Une fois cette approximation en jeu, tu peux considérer que les grandeurs que tu manipules sont continues (sauf exception, mais c'est rare en physique de manipuler des fonctions pas fréquentable :p ), et donc en particulier qu'en prenant un volume suffisamment petit, tu peux montrer que les variables considérées sont "à epsilon petit" près toutes constantes dans ton petit volume : c'est la fameuse échelle mésoscopique où ton volume est suffisamment petit pour utiliser de l'analyse dessus, et suffisamment grand pour négliger les effets de discontinuité.

L'approche la plus simple pour voir le lien, c'est d'abord d'adopter les notations suivantes (puisque je suppose que tu as surtout vu les notations avec la jacobienne en prépa) :

$$ df = \sum_{i} \dfrac{\partial f}{\partial x_i} \cdot dx_i $$

Normalement, c'est cette notation que tu utilises en physique, notamment en thermodynamique.

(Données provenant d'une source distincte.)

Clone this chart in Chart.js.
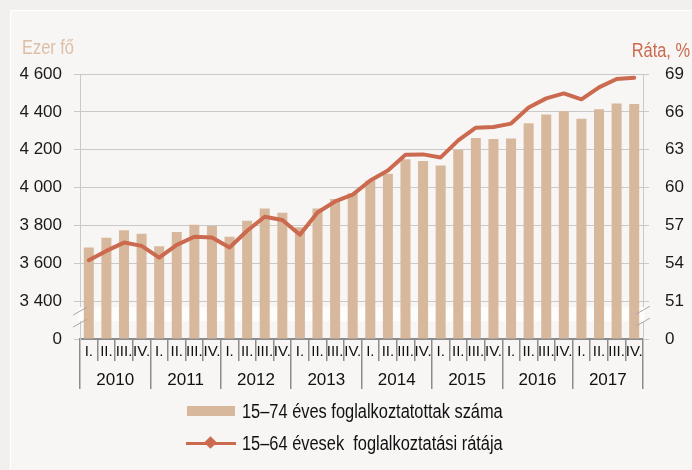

Ici, tu peux très bien voir $dx_i$ comme la différentielle de $x_i \mapsto x_i$, qui est constante égale à $x_i$. Cette notation permet de se dire que c'est bien un "accroissement infinitésimal" comme on aime les voir en physique.

Mais après, l'approximation des milieux continus n'est pas toujours suffisamment gentil pour te donner une fonction $C^\infty$, donc tu fais souvent des développements au premier/second ordre, et c'est là tout le coeur du truc : une application différentiable, c'est par def une application qui admet un développement limité au premier ordre, et c'est exactement ce qu'ont besoin les physiciens pour faire apparaitre les équations différentielles qu'ils adorent, simplifier les différences (puisqu'il ne faut pas oublier que ce serait des sommes discrètes sinon).

Et les fonctions différentiables ont des propriétés que tu as vu, celle que les physiciens mangent à toutes les sauces, et en particulier le théorème de Stokes (https://fr.wikipedia.org/wiki/Th%C3%A9or%C3%A8me_de_Stokes) qui comme dit dans le wiki, généralise le théorème fondamental de l'analyse.

Toute l'astuce de la physique (surtout celle de prépa), c'est d'utiliser suffisamment d'approximation pour entrer dans un cadre où l'on peut manipuler des fonctions presque toujours sans se soucier de problème de définition, convergence, hypothèse d'intégration, etc, ce qui fait que tu peux manipuler un "petit" volume comme au dessus, et le vocabulaire est parfois un peu exposé différemment en cours (exemple "une surface fermée" VS "domaine compact à bord lisse de $\mathbb{R}^3$").

Quand tu intègres le long du conducteur, pour l'exemple que tu as cité, tu intègres en fait sur une courbe paramétrée ($[a,b] \to \mathbb{R}^3$ pour simplifier), et tu as :

$$ \int_{\mathcal{C}} \vec{f}\cdot \vec{dl} = \int_a^b <(f\circ \mathcal{C})(t)\, |\, \mathcal{C}'(t)> dt $$

(Sachant que le membre tout à gauche est un peu abusif au niveau de la notation, mais c'est une notation physique, f est bien à valeur dans $\mathbb{R}^3$)

J'espère t'avoir plus aidé qu'embrouillé ! Après j'avoue ne pas trop connaitre suffisamment la théorie qu'il y a dessus pour le formaliser, mais si tu regardes du coté des variétés différentiables, je pense que tu pourras trouver tout ce que tu veux !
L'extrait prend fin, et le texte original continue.